En vida fue un hombre de Dios. Un pobre sacerdote de pueblo, sin más formación que un puñado de conocimientos, y que se hizo misionero en San Pedro de Sula, Honduras. Ahora pastorea jaurías de condenados en las mansiones subterráneas.
Viste una túnica blanca, sucia hasta lo indecible, de capucha enorme. Sus ojos asoman entre las arrugas elefantiásicas de su rostro; son como perlas verdes por las que se asoma una purulencia espesa. Mantiene el cuero cabelludo, un desordenado bosque de pelos finos tan ralo que no oculta el contorno deforme de su cabeza. Su nariz, una oquedad vestigial que hace las veces de fosa nasal, está integrada entre unos pómulos llenos de quistes. La boca, torcida por la cascada de tumores que, a la altura del cuello, se ramifican y adquieren longitudes variables, enseñan una dentadura podrida e irregular.
Cuando estaba vivo, después de estar dieciséis años sirviendo de misionero en un jardín de infancia, fue testigo de como tres hombres armados, con rifles de asalto, entraron en la guardería y dispararon a todo cuanto se movía. Después de observar como masacraban a los niños aceptó el encargo de convertir en un santuario de rezo el edificio de la guardería. Lo invistieron chamán, hombre santo, y oró hasta que se dio cuenta que esas palabras no iban a servir para nada.
Sufrió una profunda crisis de fe hasta que un día tuvo una visión. Notó en las vibraciones del aire una presencia hermosa: un pequeño mensajero divino se presentaba ante él. Era alto como un niño. Después de unos minutos hablando con él, Arcadio se dio cuenta de lo que tenía que hacer. Si quería acabar con el Mal debía deslizarse hasta la sima de los tentados y los perdidos, aprender la extraña lengua de los demonios, enfrentarse contra el Maligno en su palacio, hacerse terror para extirpar la perversión desde el centro mismo de su existencia. Pero suicidarse no era suficiente para llegar a lo más profundo de la Parroquia. Necesitaba algo más abyecto. Necesitaba arruinar algo sagrado. Arcadio hundió los pulgares en las cuencas oculares del mensajero celestial hasta matarlo.
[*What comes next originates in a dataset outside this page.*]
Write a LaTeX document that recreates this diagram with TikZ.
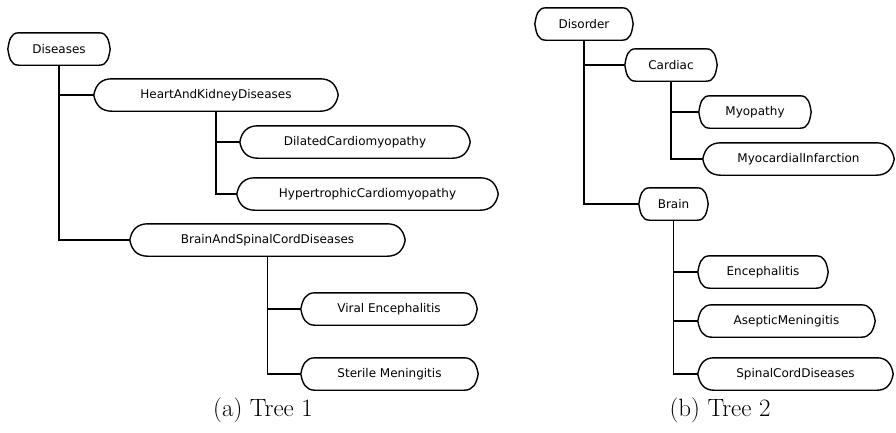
\documentclass[tikz,border=0pt]{standalone}
\usepackage{fontspec}
\newfontfamily\termfont{DejaVu Sans}
\usetikzlibrary{calc}

\tikzset{
  term/.style={font=\termfont\fontsize{12}{14}\selectfont, minimum height=32, inner sep=0pt,
    append after command={\pgfextra{
      \draw[line width=1.4pt] ([xshift=#1]\tikzlastnode.north west) -- ([xshift=-#1]\tikzlastnode.north east)
        to[out=0,in=100,looseness=1.1] (\tikzlastnode.east) to[out=-100,in=0,looseness=1.1] ([xshift=-#1]\tikzlastnode.south east)
        -- ([xshift=#1]\tikzlastnode.south west) to[out=180,in=-80,looseness=1.1] (\tikzlastnode.west)
        to[out=80,in=180,looseness=1.1] cycle;}}},
  term/.default=11,
  edge/.style={line width=1.4pt},
  caption/.style={font=\fontsize{25}{30}\selectfont}
}

\begin{document}
\begin{tikzpicture}[x=1pt,y=1pt]
      \useasboundingbox (0,0) rectangle (896,-432);
      % tree 1
      \node[term, minimum width=102] (dis) at (59,-49) {Diseases};
      \node[term=18, minimum width=244] (hkd) at (216,-95) {HeartAndKidneyDiseases};
      \node[term=18, minimum width=230] (dcm) at (355,-142) {DilatedCardiomyopathy};
      \node[term=18, minimum width=261] (hcm) at (367.5,-194) {HypertrophicCardiomyopathy};
      \node[term=18, minimum width=275] (bscd) at (267.5,-240) {BrainAndSpinalCordDiseases};
      \node[term=14, minimum width=176] (venc) at (389,-309) {Viral Encephalitis};
      \node[term=14, minimum width=177] (smen) at (389.5,-374) {Sterile Meningitis};
      \draw[edge] (dis.south) |- (hkd.west);
      \draw[edge] (dis.south) |- (bscd.west);
      \draw[edge] (hkd.south) |- (dcm.west);
      \draw[edge] (hkd.south) |- (hcm.west);
      \draw[edge] (bscd.south) |- (venc.west);
      \draw[edge] (bscd.south) |- (smen.west);
      \node[caption] (capa) at (263,-410) {(a) Tree 1};
      % tree 2
      \node[term, minimum width=98] (dso) at (584,-24) {Disorder};
      \node[term, minimum width=92] (card) at (671,-65) {Cardiac};
      \node[term, minimum width=112] (myo) at (755,-112) {Myopathy};
      \node[term=18, minimum width=191] (minf) at (798.5,-159) {MyocardialInfarction};
      \node[term, minimum width=69] (brain) at (673.5,-204) {Brain};
      \node[term=12, minimum width=130] (enc) at (763,-272) {Encephalitis};
      \node[term=14, minimum width=177] (amen) at (786.5,-321) {AsepticMeningitis};
      \node[term=16, minimum width=195] (scd) at (795.5,-374) {SpinalCordDiseases};
      \draw[edge] (dso.south) |- (card.west);
      \draw[edge] (dso.south) |- (brain.west);
      \draw[edge] (card.south) |- (myo.west);
      \draw[edge] (card.south) |- (minf.west);
      \draw[edge] (brain.south) |- (enc.west);
      \draw[edge] (brain.south) |- (amen.west);
      \draw[edge] (brain.south) |- (scd.west);
      \node[caption] (capb) at (720,-410) {(b) Tree 2};
\end{tikzpicture}
\end{document}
En ese momento entró un policía de patrulla y al ver la escena le disparó tres tiros. Así es como su alma accedió a la última frontera del infierno; así es como penetró en las mansiones subterráneas.
Su causa divina es aliviar a los condenados. Lleva el fuego redentor allí donde el frío es la esencia misma de la condena. Él distorsiona esa agonía en perdón, así es como controla a los pordioseros de la Parroquia.